Foto: Everything Is New
"Fell Off The Floor, Man", apesar de mais velhinha, não acusou a idade: continua a ser das canções mais deliciosamente esgrouviadas dos dEUS e mostrou um lado da banda pouco explorado ao longo da noite - com direito a trabalho de luzes personalizado, a alternar entre uma atmosfera sombria e cores garridas. E os fãs agradeceram essa vertente mais solta, deixando também uma das maiores demonstrações de frenesim do concerto.
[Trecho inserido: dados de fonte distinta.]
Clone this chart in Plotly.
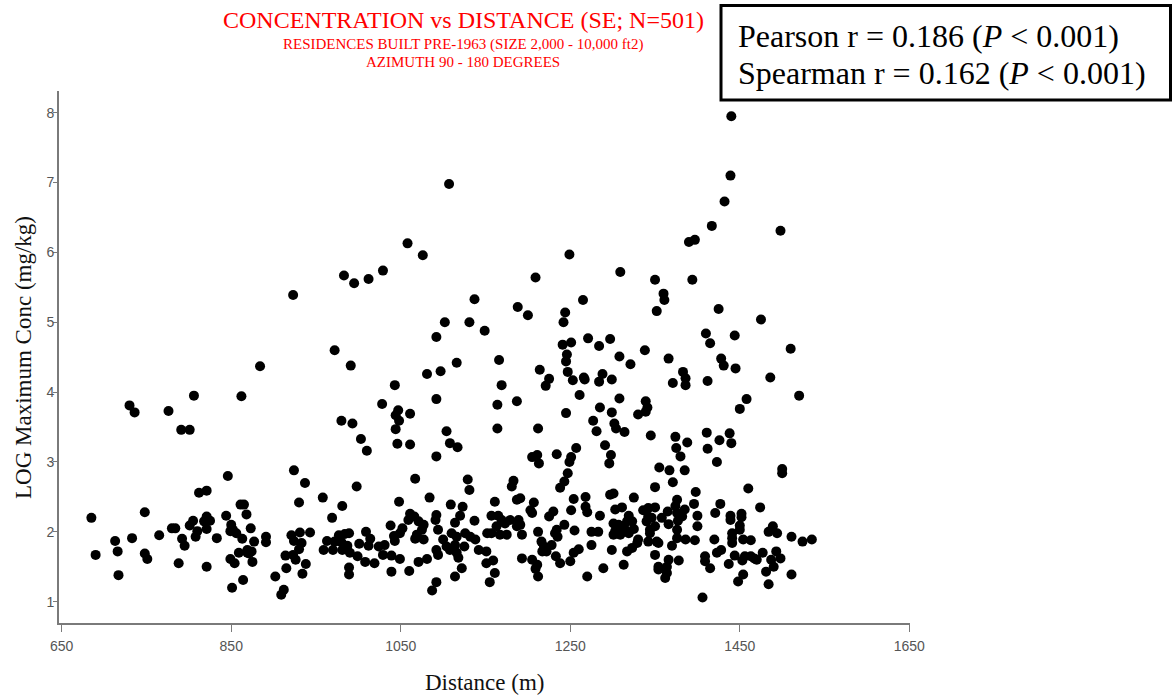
import plotly.graph_objects as go

# ---- data: distance from source (m) and log of maximum concentration (mg/kg) ----
dist_high_east = [1440, 1439, 1432, 1417, 1390, 1397, 1498, 1309, 1350, 1394, 1360, 1361, 1352, 1425, 1475,
                  1410, 1415, 1444, 1510, 1271, 1284, 1297, 1308, 1321, 1338, 1366, 1383, 1386, 1386, 1371,
                  1412, 1428, 1431, 1445, 1486, 1266, 1267, 1288, 1284, 1299, 1265]
conc_high_east = [7.95, 7.10, 6.73, 6.38, 6.15, 6.18, 6.31, 5.72, 5.61, 5.61, 5.41, 5.32, 5.16, 5.19, 5.04,
                  4.84, 4.70, 4.81, 4.62, 4.77, 4.66, 4.76, 4.51, 4.40, 4.60, 4.48, 4.29, 4.20, 4.10, 4.13,
                  4.16, 4.48, 4.38, 4.34, 4.21, 4.21, 4.18, 4.26, 4.15, 4.18, 5.32]

dist_high_mid = [1107, 1058, 1076, 1249, 983, 995, 1012, 1029, 923, 1209, 1137, 1188, 1200, 1244, 1242,
                 1102, 1131, 1149, 1092, 972, 991, 1043, 1081, 1097, 1116, 1166, 1169, 1214, 1225, 1221,
                 1241, 1251, 1246, 1245, 1247, 1253, 884]
conc_high_mid = [6.98, 6.13, 5.96, 5.97, 5.67, 5.56, 5.62, 5.74, 5.39, 5.64, 5.33, 5.22, 5.10, 5.14, 5.00,
                 5.00, 5.00, 4.88, 4.79, 4.60, 4.38, 4.10, 4.26, 4.30, 4.42, 4.46, 4.10, 4.32, 4.19, 4.09,
                 4.68, 4.71, 4.54, 4.44, 4.29, 4.17, 4.37]

dist_near = [730, 736, 806, 862, 776, 791, 801, 846, 812, 821, 685, 748, 690, 713, 716,
             717, 733, 748, 751, 765, 780, 784, 792, 795, 788, 801, 805, 810, 808, 818,
             821, 825, 821, 821, 833, 844, 850, 852, 856, 849, 861, 865, 868, 873, 863,
             877, 859, 869, 874, 871, 869, 849, 854, 875, 864, 851, 891, 891, 902]
conc_near = [3.81, 3.71, 3.95, 3.94, 3.73, 3.46, 3.46, 2.80, 2.56, 2.59, 2.20, 2.28, 1.67, 1.87, 1.72,
             1.38, 1.91, 1.69, 1.61, 1.95, 2.05, 2.05, 1.90, 1.80, 1.55, 2.09, 2.16, 2.01, 1.93, 2.15,
             2.22, 2.16, 2.04, 1.50, 1.91, 2.23, 2.10, 2.03, 1.98, 2.01, 2.39, 2.39, 2.25, 2.05, 1.90,
             1.86, 1.70, 1.74, 1.72, 1.69, 1.70, 1.61, 1.55, 1.57, 1.31, 1.20, 1.93, 1.85, 1.36]

dist_mid_upper = [1092, 1028, 1047, 1061, 1044, 1048, 1044, 980, 993, 1003, 1010, 1046, 1061, 1104, 1108,
                  1117, 1092, 924, 937, 930, 998, 958, 981, 969, 1067, 1048, 1084, 1129, 1131, 1109,
                  1123, 1120, 1114, 1137, 1092, 1091]
conc_mid_upper = [3.90, 3.83, 3.74, 3.69, 3.67, 3.59, 3.47, 3.59, 3.55, 3.33, 3.16, 3.26, 3.25, 3.44, 3.27,
                  3.21, 3.08, 2.88, 2.70, 2.42, 2.65, 2.49, 2.37, 2.20, 2.76, 2.43, 2.49, 2.75, 2.60, 2.39,
                  2.36, 2.23, 2.13, 2.16, 2.24, 2.17]

dist_mid_band = [1061, 1066, 1071, 1077, 1075, 1069, 1067, 1077, 1059, 1038, 1052, 1049, 1042, 1043,
                 921, 931, 943, 924, 933, 930, 923, 914, 926, 915, 938, 934, 912, 909,
                 963, 959, 972, 977, 984, 989, 980, 981, 987, 990, 999, 1001, 1009, 1014, 1012, 1008,
                 1019, 989, 989, 970,
                 1024, 1031, 1029, 1039, 1039, 1049, 1060, 1071, 1081,
                 1092, 1094, 1100, 1104, 1110, 1116, 1114, 1108, 1116, 1118, 1122, 1114, 1092, 1087,
                 1126, 1132, 1138, 1142, 1151, 1151, 1125, 1094]
conc_mid_band = [2.26, 2.22, 2.15, 2.10, 2.03, 1.96, 1.90, 1.89, 2.17, 2.09, 2.05, 1.98, 1.94, 1.87,
                 1.95, 1.99, 1.99, 1.87, 1.84, 1.75, 1.67, 1.66, 1.60, 1.48, 1.54, 1.40, 1.17, 1.10,
                 1.87, 1.74, 1.86, 1.95, 1.97, 1.98, 1.85, 1.74, 1.80, 1.70, 1.65, 1.83, 2.00, 1.90, 1.80, 1.57,
                 1.55, 1.49, 1.39, 1.74,
                 1.79, 1.81, 1.67, 1.66, 1.43, 1.61, 1.44, 1.57, 1.61,
                 1.74, 1.67, 1.89, 1.79, 1.98, 1.93, 1.81, 1.74, 1.70, 1.63, 1.48, 1.36, 1.28, 1.16,
                 1.98, 1.93, 1.89, 1.74, 1.72, 1.55, 1.79, 2.03]

dist_far_upper = [1164, 1187, 1164, 1212, 1245, 1261, 1308, 1285, 1299, 1277, 1281, 1302, 1304, 1314, 1339,
                  1341, 1339, 1330, 1345, 1374, 1388, 1375, 1380, 1234, 1257, 1251, 1249, 1247, 1243, 1238,
                  1291, 1298, 1296, 1205, 1211, 1213, 1183, 1181, 1355, 1367, 1385, 1371, 1350, 1398, 1396,
                  1400, 1400, 1397]
conc_far_upper = [3.82, 3.87, 3.48, 3.48, 3.70, 3.96, 3.91, 3.78, 3.71, 3.59, 3.44, 3.55, 3.48, 3.43, 3.87,
                  3.78, 3.72, 3.68, 3.38, 3.36, 3.28, 3.20, 3.08, 3.11, 3.20, 3.07, 3.00, 2.84, 2.72, 2.63,
                  3.24, 3.10, 2.98, 3.07, 3.10, 2.98, 2.73, 2.65, 2.92, 2.88, 2.88, 2.71, 2.64, 2.57, 2.40,
                  2.23, 2.08, 1.88]

dist_far_band = [1161, 1157, 1165, 1169, 1173, 1179, 1189, 1191, 1193, 1187, 1163, 1157, 1152, 1175, 1167,
                 1187, 1191, 1203, 1207, 1205, 1159, 1161, 1155, 1212, 1193, 1205, 1211, 1209, 1212,
                 1216, 1219, 1222, 1217, 1228, 1232, 1234, 1243, 1235, 1233, 1238, 1250, 1254, 1260, 1255,
                 1225, 1230, 1251, 1254, 1268, 1268, 1270, 1285, 1297, 1301, 1325, 1303, 1311, 1319,
                 1301, 1307, 1303, 1311, 1315, 1309, 1319, 1325, 1301, 1323, 1317,
                 1275, 1283, 1275, 1299, 1289, 1270, 1313, 1317, 1323, 1329, 1330,
                 1336, 1342, 1350, 1342, 1346, 1340, 1358, 1365, 1376, 1374, 1385, 1376, 1382, 1366, 1377,
                 1344, 1350, 1376, 1342, 1352, 1354, 1370, 1376, 1386, 1344,
                 1350, 1354, 1364, 1362, 1366, 1378, 1354, 1364]
conc_far_band = [2.43, 2.23, 2.23, 2.17, 2.12, 2.17, 2.17, 2.10, 1.96, 2.08, 2.08, 1.98, 1.98, 1.96, 1.96,
                 2.46, 2.48, 2.31, 2.42, 2.27, 1.59, 1.41, 1.28, 2.00, 1.62, 1.60, 1.53, 1.47, 1.36,
                 1.86, 1.79, 1.72, 1.72, 1.81, 1.98, 2.03, 2.10, 1.93, 1.65, 1.55, 1.58, 1.70, 1.75, 2.02,
                 2.22, 2.29, 2.31, 2.47, 2.50, 2.36, 2.28, 2.23, 2.53, 2.55, 2.49, 2.32, 2.35, 2.23,
                 2.12, 2.10, 2.01, 2.08, 2.03, 1.96, 1.98, 2.04, 1.96, 2.15, 2.15,
                 2.00, 2.00, 1.81, 1.74, 1.48, 1.36, 1.53, 1.72, 1.77, 1.84, 1.89,
                 2.31, 2.34, 2.35, 2.22, 2.20, 2.15, 2.20, 2.29, 2.46, 2.37, 2.32, 2.27, 2.22, 2.11, 2.16,
                 2.03, 2.08, 2.03, 1.86, 1.86, 1.84, 1.80, 1.91, 1.89, 1.98,
                 1.67, 1.50, 1.50, 1.34, 1.60, 1.59, 1.46, 1.41]

dist_farthest = [1458, 1450, 1520, 1411, 1426, 1412, 1438, 1440, 1423, 1500, 1500, 1460, 1474, 1427, 1421,
                 1439, 1439, 1452, 1452, 1450, 1450,
                 1420, 1441, 1441, 1441, 1454, 1463, 1484, 1489, 1494, 1511, 1524, 1535,
                 1409, 1409, 1415, 1423, 1428, 1437, 1444, 1453, 1456, 1463, 1467, 1470, 1477, 1487, 1493,
                 1498, 1490, 1454, 1448, 1481, 1484, 1511, 1406]
conc_farthest = [3.90, 3.76, 3.95, 3.42, 3.31, 3.19, 3.41, 3.27, 3.00, 2.90, 2.84, 2.62, 2.35, 2.40, 2.27,
                 2.23, 2.17, 2.26, 2.21, 2.09, 2.03,
                 1.89, 1.98, 1.91, 1.84, 1.89, 1.88, 2.00, 2.08, 1.98, 1.93, 1.86, 1.89,
                 1.65, 1.58, 1.48, 1.70, 1.74, 1.54, 1.66, 1.59, 1.65, 1.65, 1.62, 1.60, 1.70, 1.60, 1.72,
                 1.62, 1.50, 1.39, 1.29, 1.43, 1.25, 1.39, 1.06]

x_ticks = [650, 850, 1050, 1250, 1450, 1650]
y_ticks = [1, 2, 3, 4, 5, 6, 7, 8]

title_text = "CONCENTRATION vs DISTANCE (SE; N=501)"
subtitle_1 = "RESIDENCES BUILT PRE-1963 (SIZE 2,000 - 10,000 ft2)"
subtitle_2 = "AZIMUTH 90 - 180 DEGREES"
stats_lines = ["Pearson r = 0.186 (<i>P</i> &lt; 0.001)",
               "Spearman r = 0.162 (<i>P</i> &lt; 0.001)"]

groups = [(dist_high_east, conc_high_east), (dist_high_mid, conc_high_mid),
          (dist_near, conc_near), (dist_mid_upper, conc_mid_upper),
          (dist_mid_band, conc_mid_band), (dist_far_upper, conc_far_upper),
          (dist_far_band, conc_far_band), (dist_farthest, conc_farthest)]
distance, log_conc = [], []
for dx, cy in groups:
    if len(dx) != len(cy):
        raise ValueError(f"length mismatch {len(dx)} vs {len(cy)}")
    distance += dx
    log_conc += cy

# ---- layout geometry (pixels) ----
W, H = 1172, 696
PL, PR, PT, PB = 59, 910, 91, 623  # plot area edges


def paper_x(px):
    return (px - PL) / (PR - PL)


def paper_y(py):
    return (PB - py) / (PB - PT)


serif = "Liberation Serif, Times New Roman, serif"
axis_grey = "#7a7a7a"
tick_font = dict(family="Liberation Sans, Arial", size=14, color="#555555")

fig = go.Figure(
    go.Scatter(x=distance, y=log_conc, mode="markers",
               marker=dict(size=10, color="black", line=dict(width=0)),
               showlegend=False, hoverinfo="x+y")
)

fig.update_layout(
    width=W, height=H,
    margin=dict(l=PL, r=W - PR, t=PT, b=H - PB, pad=0),
    paper_bgcolor="white", plot_bgcolor="white",
    xaxis=dict(range=[646.8, 1650.8], tickvals=x_ticks, ticks="outside", ticklen=7,
               tickwidth=1, tickcolor=axis_grey, showline=True, linecolor=axis_grey,
               linewidth=2, showgrid=False, zeroline=False,
               ticklabelstandoff=2, tickfont=tick_font),
    yaxis=dict(range=[0.695, 8.311], tickvals=y_ticks, ticks="outside", ticklen=4,
               tickwidth=1, tickcolor=axis_grey, showline=True, linecolor=axis_grey,
               linewidth=2, showgrid=False, zeroline=False,
               ticklabelstandoff=-4, tickfont=tick_font),
)

annotations = [
    dict(text=title_text, x=paper_x(463), y=paper_y(20),
         font=dict(family=serif, size=24, color="#ff0000")),
    dict(text=subtitle_1, x=paper_x(463), y=paper_y(45),
         font=dict(family=serif, size=15, color="#ff0000")),
    dict(text=subtitle_2, x=paper_x(463), y=paper_y(62),
         font=dict(family=serif, size=15, color="#ff0000")),
    dict(text="Distance (m)", x=paper_x(484), y=paper_y(682),
         font=dict(family=serif, size=23, color="#111111")),
    dict(text="LOG Maximum Conc (mg/kg)", x=paper_x(23), y=paper_y(358), textangle=-90,
         font=dict(family=serif, size=23, color="#111111")),
    dict(text=stats_lines[0], x=paper_x(736), y=paper_y(36), xanchor="left",
         font=dict(family=serif, size=32, color="black")),
    dict(text=stats_lines[1], x=paper_x(736), y=paper_y(73), xanchor="left",
         font=dict(family=serif, size=32, color="black")),
]
for a in annotations:
    a.setdefault("xanchor", "center")
    a.update(xref="paper", yref="paper", yanchor="middle", showarrow=False)
fig.update_layout(annotations=annotations)

fig.add_shape(type="rect", xref="paper", yref="paper",
              x0=paper_x(721), x1=paper_x(1170.5), y0=paper_y(100), y1=paper_y(5.5),
              line=dict(color="black", width=3), fillcolor="rgba(0,0,0,0)")

fig.write_html("out.html")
O alinhamento, contudo, não voltou a recuar tanto na discografia do grupo: "Constant Now" e "The Architect" deram conta da solidez (não tremendamente aventureira) dos últimos discos enquanto que "Nothing Really Ends" serviu um final em beleza, e nem os muitos fãs que pediam "For the Roses" terão ficado decepcionados com a escolha. Claro que essa também teria sido muito bem-vinda, num eventual segundo encore que chegou a ser ameaçado em alguns minutos de suspense. Mas não, o regresso ficou-se pela cerca de hora e meia de duração (ou 1h40, sendo tão rigorosos como Tom Barman). De qualquer forma, teremos sempre "THE IDEAL CRASH"... e este regresso especial aos palcos (com continuação numa digressão europeia até Maio) também ajuda a que não o esqueçamos tão cedo.